Logically, operational preparedness should take precedence over modernisation. The art of military leadership lies in finding an optimum balance so that all efforts that are made to enhance operational preparedness also contribute substantively to modernisation. The new COAS will preside over the transformation of the Army to a ‘network centric’ force capable of executing ‘effects-based operations over the full spectrum of conflict.
General Rawat must forge a light, lethal and wired force that can fight and win India’s wars on the battlefields of the 21st century — jointly with the Navy and the Air Force. The Transformation Study undertaken by Army Headquarters in 2009 will provide good pointers to the shortfalls in cutting edge operational requirements and the measures necessary to overcome these. For example, the Army must improve its rapid reaction capability.
Ahead of his time as he was, General K Sundarji had nominated the 54″ Infantry Division as an Air Assault Division preceding Exercise Brass Tacks IV in 1987. Thirty years later, the Army still does not have a dedicated air assault division. Now, of course, it needs at least two such divisions—both for conventional conflict and intervention operations. The ‘teeth-to-tail’ ratio needs substantial improvement. There is a requirement to reduce the costs incurred on manpower without cutting manpower itself; for example, by outsourcing routine maintenance assignments to trade. The logistics chain must be streamlined to provide just-in-time logistics, rather than being dependent on numerous depots with huge inventories.

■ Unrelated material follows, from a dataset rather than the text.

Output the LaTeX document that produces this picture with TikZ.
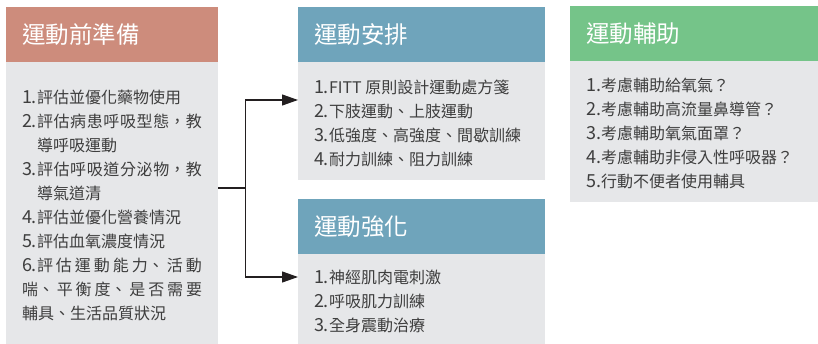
\documentclass[tikz,border=0pt]{standalone}
\usepackage{fontspec}
\setmainfont{Noto Sans CJK TC}
\usetikzlibrary{positioning,arrows.meta}
\XeTeXlinebreaklocale "zh"
\XeTeXlinebreakskip=0pt plus 3pt

\definecolor{prepcol}{RGB}{205,140,124}
\definecolor{plancol}{RGB}{111,164,187}
\definecolor{aidcol}{RGB}{117,196,137}
\definecolor{bodygray}{RGB}{230,231,233}
\definecolor{textgray}{RGB}{62,62,62}
\definecolor{linecol}{RGB}{35,31,32}

\newcommand{\itemno}[1]{\par\noindent\hangindent=15pt\hangafter=1%
  \makebox[15pt][l]{\fontsize{18}{24}\selectfont#1.}\ignorespaces}

\tikzset{
 head/.style={fill=#1,text=white,minimum height=55pt,inner xsep=16pt,outer sep=0pt,
   align=left,font=\fontsize{23.5}{28}\selectfont},
 body/.style={fill=bodygray,text=textgray,inner xsep=16pt,outer sep=0pt,
   align=justify,font=\fontsize{16}{24}\selectfont,
   execute at end node={\par\vspace*{6pt}}},
 link/.style={line width=1.2pt,draw=linecol},
 flow/.style={link,-{Triangle[length=16pt,width=11pt]}}
}

\begin{document}
\begin{tikzpicture}[x=1pt,y=-1pt]
 \useasboundingbox (0,0) rectangle (818,344);

 \node[head=prepcol,text width=180pt,anchor=north west] (prep) at (6,7) {運動前準備};
 \node[body,text width=180pt,minimum height=282pt,below=0pt of prep] (prepbody) {
  \itemno{1}評估並優化藥物使用
  \itemno{2}評估病患呼吸型態，教導呼吸運動
  \itemno{3}評估呼吸道分泌物，教導氣道清
  \itemno{4}評估並優化營養情況
  \itemno{5}評估血氧濃度情況
  \itemno{6}評估運動能力、活動喘、平衡度、是否需要輔具、生活品質狀況};

 \node[head=plancol,text width=215pt,anchor=north west] (plan) at (298,7) {運動安排};
 \node[body,text width=215pt,minimum height=118pt,below=0pt of plan] (planbody) {
  \itemno{1}FITT 原則設計運動處方箋
  \itemno{2}下肢運動、上肢運動
  \itemno{3}低強度、高強度、間歇訓練
  \itemno{4}耐力訓練、阻力訓練};

 \node[head=plancol,text width=215pt,below=19pt of planbody] (boost) {運動強化};
 \node[body,text width=215pt,minimum height=90pt,below=0pt of boost] (boostbody) {
  \itemno{1}神經肌肉電刺激
  \itemno{2}呼吸肌力訓練
  \itemno{3}全身震動治療};

 \node[head=aidcol,text width=216pt,anchor=north west] (aid) at (570,6) {運動輔助};
 \node[body,text width=216pt,minimum height=141pt,below=0pt of aid] (aidbody) {
  \itemno{1}考慮輔助給氧氣？
  \itemno{2}考慮輔助高流量鼻導管？
  \itemno{3}考慮輔助氧氣面罩？
  \itemno{4}考慮輔助非侵入性呼吸器？
  \itemno{5}行動不便者使用輔具};

 \coordinate (split) at ([xshift=27.5pt,yshift=15pt]prepbody.east);
 \draw[link] ([yshift=15pt]prepbody.east) -- (split);
 \foreach \t/\s in {planbody/21pt,boostbody/22pt}
  \draw[flow] (split) |- ([yshift=\s]\t.west);
\end{tikzpicture}
\end{document}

And, finally, the new COAS must pay attention to improving the welfare of the troops under his command, including improvement in combat gear, better rations and accommodation. He must spend time resolving personnel issues, such as the grievances regarding pay and allowances, which have been sapping morale. Civil-military relations have not been good in the recent past and the Chief must work with civilian counterparts to improve relations by an order of magnitude. No Army in the world can be effective if it does not have the unqualified support of the civilian leadership and the bureaucracy.